Pepe Escobar, Asia Times Online, Tradução: Vila
Vudu
14/9/2011
14/9/2011
Finalmente. Cristalinamente claro. Alguém,
afinal, disse o que todo mundo – exceto Washington e Telavive – sabe no fundo do
coração coletivo mundial: o reconhecimento de um estado palestino “não é
escolha, é obrigação”.
E foi prodigioso que o homem que o disse tenha
sido o primeiro-ministro da Turquia, Recep Tayyip Erdogan, no Cairo, para a Liga
Árabe, à frente de todos os ministros árabes de Relações Exteriores, com
virtualmente todo o mundo árabe de olhos colados às telas de televisão
conectadas por satélite, e cada palavra de Erdogan sob cerrado escrutínio.
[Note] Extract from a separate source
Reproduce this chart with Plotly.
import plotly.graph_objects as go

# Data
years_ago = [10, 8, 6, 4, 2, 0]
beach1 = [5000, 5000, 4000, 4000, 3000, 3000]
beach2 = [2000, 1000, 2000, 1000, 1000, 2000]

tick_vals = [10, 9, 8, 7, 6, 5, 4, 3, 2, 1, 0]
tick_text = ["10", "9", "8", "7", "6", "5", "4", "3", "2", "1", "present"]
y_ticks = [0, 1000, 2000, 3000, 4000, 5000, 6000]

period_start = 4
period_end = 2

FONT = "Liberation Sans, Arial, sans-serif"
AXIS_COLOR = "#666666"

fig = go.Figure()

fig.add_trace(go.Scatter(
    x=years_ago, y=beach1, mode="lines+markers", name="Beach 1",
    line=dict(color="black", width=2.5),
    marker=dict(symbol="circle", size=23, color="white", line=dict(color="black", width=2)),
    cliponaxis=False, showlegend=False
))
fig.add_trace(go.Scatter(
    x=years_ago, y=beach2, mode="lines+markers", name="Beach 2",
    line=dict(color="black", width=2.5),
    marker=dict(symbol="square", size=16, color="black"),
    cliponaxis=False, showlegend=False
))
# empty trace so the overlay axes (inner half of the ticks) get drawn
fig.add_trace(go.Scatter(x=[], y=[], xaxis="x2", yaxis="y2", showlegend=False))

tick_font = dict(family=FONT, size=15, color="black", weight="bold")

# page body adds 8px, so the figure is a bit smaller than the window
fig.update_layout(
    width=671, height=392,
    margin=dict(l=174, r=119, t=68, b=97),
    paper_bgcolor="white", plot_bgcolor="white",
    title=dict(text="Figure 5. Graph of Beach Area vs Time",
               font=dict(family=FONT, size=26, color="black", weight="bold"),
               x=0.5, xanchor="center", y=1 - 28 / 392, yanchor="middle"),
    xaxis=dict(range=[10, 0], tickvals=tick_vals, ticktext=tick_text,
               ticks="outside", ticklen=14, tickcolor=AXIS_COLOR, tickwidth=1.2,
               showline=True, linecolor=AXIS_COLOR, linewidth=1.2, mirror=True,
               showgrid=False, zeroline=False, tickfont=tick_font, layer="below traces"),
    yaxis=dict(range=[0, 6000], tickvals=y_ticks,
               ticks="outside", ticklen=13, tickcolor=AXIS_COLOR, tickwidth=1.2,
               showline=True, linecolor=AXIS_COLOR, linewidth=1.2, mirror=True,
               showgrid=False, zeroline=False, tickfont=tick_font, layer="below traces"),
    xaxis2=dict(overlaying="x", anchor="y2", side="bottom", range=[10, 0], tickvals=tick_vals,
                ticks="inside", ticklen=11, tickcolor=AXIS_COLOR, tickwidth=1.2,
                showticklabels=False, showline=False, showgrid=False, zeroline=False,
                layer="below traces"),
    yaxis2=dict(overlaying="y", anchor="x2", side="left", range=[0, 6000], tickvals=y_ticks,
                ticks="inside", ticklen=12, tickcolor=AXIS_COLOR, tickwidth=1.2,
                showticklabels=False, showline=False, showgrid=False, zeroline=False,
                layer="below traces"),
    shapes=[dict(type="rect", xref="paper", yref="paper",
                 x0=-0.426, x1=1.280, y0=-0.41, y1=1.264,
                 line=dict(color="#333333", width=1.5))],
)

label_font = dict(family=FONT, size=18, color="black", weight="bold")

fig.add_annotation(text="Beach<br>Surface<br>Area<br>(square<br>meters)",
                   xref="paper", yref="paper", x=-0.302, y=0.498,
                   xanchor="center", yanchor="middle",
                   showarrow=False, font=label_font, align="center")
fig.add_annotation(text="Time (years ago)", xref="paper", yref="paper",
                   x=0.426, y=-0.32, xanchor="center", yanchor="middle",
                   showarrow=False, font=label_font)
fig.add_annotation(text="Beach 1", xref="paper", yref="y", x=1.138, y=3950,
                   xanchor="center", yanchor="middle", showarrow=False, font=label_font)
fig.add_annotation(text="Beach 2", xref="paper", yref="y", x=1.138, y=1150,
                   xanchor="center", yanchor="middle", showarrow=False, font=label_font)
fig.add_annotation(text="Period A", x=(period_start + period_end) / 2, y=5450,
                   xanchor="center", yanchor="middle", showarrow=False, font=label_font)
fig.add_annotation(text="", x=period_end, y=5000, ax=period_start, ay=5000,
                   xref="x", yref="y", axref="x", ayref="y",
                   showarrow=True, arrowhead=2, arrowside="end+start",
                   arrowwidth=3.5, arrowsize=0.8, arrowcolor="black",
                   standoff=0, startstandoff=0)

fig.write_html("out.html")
O atual tour de Erdogan pela Primavera Árabe –
como noticiou a imprensa turca – passando por Egito, Tunísia e Líbia, já o havia
catapultado ao status de equivalente geopolítico de cruza de Bono, do U2, com o
argentino Lionel Messi, superstar da equipe de futebol do Barcelona.
Erdogan teve recepção de estrela do futebol/rock
no aeroporto do Cairo – completada com faixas e “Erdogan Herói” brandidas pela
Fraternidade Muçulmana. Até falou em árabe à multidão (de “Saúdo a juventude e o
povo do Egito. Como vão vocês?” até “Que a paz esteja com vocês”).
Erdogan repetiu várias vezes que “Egito e Turquia
andam de mãos dadas”. Mas o subtexto foi ainda mais incendiário. No momento em
que dois bons ex-amigos de Israel, Egito e Turquia andam de mãos dadas, Israel
foi deixada isolada, de cara para um muro. Não poderia haver desenvolvimento
mais radicalmente redemarcador em todo o Levante – coisa que jamais se viu desde
os acordos de paz de Camp David, entre Israel e o Egito, em 1978.
Divulgador militante modelo
O tour de Erdogan é lição magistral de
realpolitik. Está posicionando a Turquia como vanguarda do apoio à causa dos
palestinos. Também está posicionando a Turquia no núcleo duro da Primavera Árabe
– como apoiador e modelo inspiracional, apesar de, até agora, ainda não ter
havido revolução às veras. Está enfatizando uma sólida unidade turco-árabe –
planejando, por exemplo, um conselho de cooperação estratégica entre Egito e
Turquia.
Além do mais, a coisa toda faz bom sentido em
termos de business. A caravana de Erdogan inclui seis ministros e quase 200
empresários turcos – interessados em investir pesadamente em todo o norte da
África. No Egito, talvez não igualem os bilhões de dólares já prometidos pela
Casa de Saud à junta militar liderada pelo marechal-do-ar Mohammed Tantawi. Mas
em 2010, o comércio turco com o Oriente Médio e Norte da África já era de quase
$30 bilhões, 27% das exportações da Turquia. Mais de 250 empresas turcas já
investiram $1,5 bilhão no Egito.
Crucialmente importante, Erdogan disse ao canal
Dream da televisão egípcia: “Não desconfiem do secularismo. Espero que haja
estado secular no Egito.” Erdogan referia-se sutilmente à constituição secular
da Turquia; ao mesmo tempo, cuidadosamente, lembrava aos egípcios que o
secularismo é compatível com o Islã.
O atual modelo turco é enormemente popular na rua
egípcia, com partido islâmico moderado no poder (o partido Justiça e
Desenvolvimento, AKP); constituição secular; militares – embora fortes – na
caserna; e florescente boom econômico (a Turquia foi a economia que mais
cresceu, em todo o mundo, no primeiro semestre de 2001).[1]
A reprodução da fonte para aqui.